靴を買う
靴を買うのが苦手である。
散髪と歯医者の次ぐらいに苦手であり、この三つは時間に余裕がある時でさえ、後回しにしてしまう。しかし、その二つに比べて、靴を買うのが苦手というのはあまり共感を得ないのではないかと思う。むしろ楽しみにしている人も多いのではないだろうか。私の友人も嬉々として欲しいブーツの話をしていた。
靴を買い替える周期として適当なのかどうか分からないが、私は大体、二三ヶ月に一度買い替えるといった具合である。その辺りになると踵はボロボロ、靴底はすっかり擦り切れてしまっている。別に踵を潰して履いてるわけでもないのだが……。しかし、その靴でさえ別に使えないわけではない。踵の内側なぞ他人から見えるものでもないし、靴がどんなに擦り減っていようと素足がむき出しになるほどではない。……こんな馬鹿なことを考えているから、ついつい後回しにしてしまう。

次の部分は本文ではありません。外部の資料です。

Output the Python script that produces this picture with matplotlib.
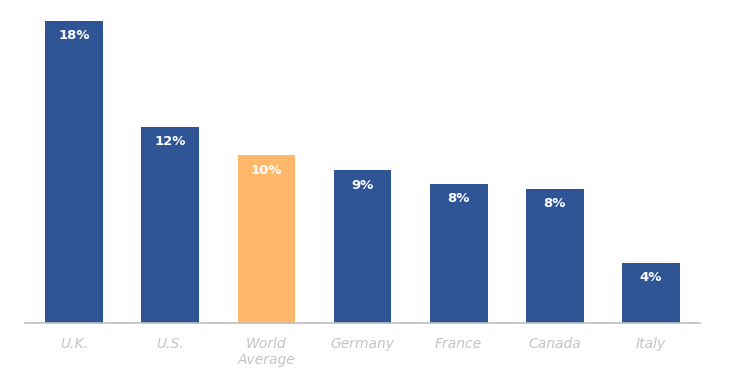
import matplotlib
matplotlib.use("Agg")
import matplotlib.pyplot as plt

countries = ["U.K.", "U.S.", "World\nAverage", "Germany", "France", "Canada", "Italy"]
values = [18.0, 11.7, 10.0, 9.1, 8.3, 8.0, 3.6]
labels = ["18%", "12%", "10%", "9%", "8%", "8%", "4%"]

blue = "#2F5597"
orange = "#FFB869"
colors = [orange if c.startswith("World") else blue for c in countries]

plt.rcParams["font.family"] = ["DejaVu Sans"]

fig = plt.figure(figsize=(7.34, 3.9), dpi=100)
ax = fig.add_axes([25 / 734, 1 - 323 / 390, 675 / 734, 313 / 390])

x = range(len(countries))
bars = ax.bar(x, values, width=0.6, color=colors, zorder=2)

for b, lab in zip(bars, labels):
    ax.annotate(lab, (b.get_x() + b.get_width() / 2, b.get_height()),
                xytext=(0, -6), textcoords="offset points",
                ha="center", va="top", color="white",
                fontsize=9.5, fontweight="bold")

ax.set_xlim(-0.51, len(countries) - 0.49)
ax.set_ylim(0, 18 * 313 / 302)
ax.set_xticks(list(x))
ax.set_xticklabels(countries, fontsize=10, style="italic", color="#C4C4C4",
                   linespacing=1.15)
ax.tick_params(axis="x", length=0, pad=10)
ax.set_yticks([])
for s in ["top", "right", "left"]:
    ax.spines[s].set_visible(False)
ax.spines["bottom"].set_color("#BFBFBF")
ax.spines["bottom"].set_linewidth(1.2)

fig.savefig("out.png", dpi=100)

やたら大きい箱だの、細かいタグだのついてくるのも鬱陶しい。言えば処分してくれるのだが、そのひと手間も煩わしい。たまに自分から言い出してくれる店員もいて、感謝したりもするが、それを踏まえた上で靴屋は嫌いであることをどうか忘れないでほしい。
そんな馬鹿が本日靴を買った。店に入って、購入して出るまで僅か五分のことであった。吟味する余地などなく、ほぼ最初に見たものを買った。何か底が厚い。ランニングシューズらしい。これは大当りじゃないだろうか。底が擦り減るのに時間がかかりそうだ。